The drive still shouldn't fail entirely from a power outage, and should at most suffer data loss, but at the end of the day it's designed to be cheap rather than reliable.

Lesson learned.

I needed it for an experiment where I had about 6TB of small files to process and wanted to have them on a single drive. It did the job and then I repurposed it for backup / dump drive for stuff I didn't want to delete, but also didn't now where else to put it.

The drive shows up in the system but with 0TB capacity, I recall once or twice it reported 8TB but I was unable to read anything.

I'll have a look one day maybe that was something simple like dead cap that I could replace (I have microscope, rework station).

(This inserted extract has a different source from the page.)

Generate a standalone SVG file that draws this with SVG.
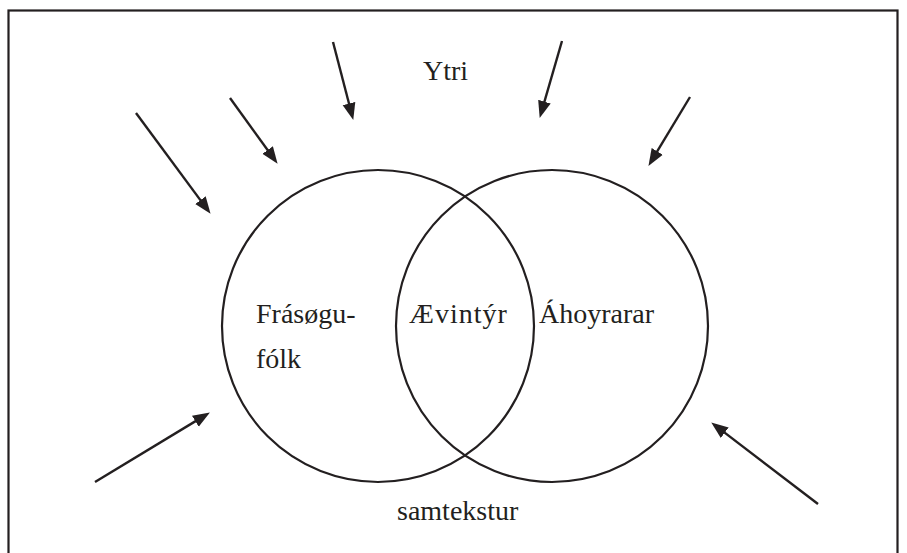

Are you using the drive in an external USB enclosure? Those sometimes have power delivery that cannot keep up with the demands of high capacity or high performance drives.
No, it is mounted on the motherboard (Gigabyte with X570 chipset) also has a thick heatsink.
Samsung and others (including WD IIRC) do internal journaling, so even though they don't have capacitors the drive shouldn't get bricked by a power outage.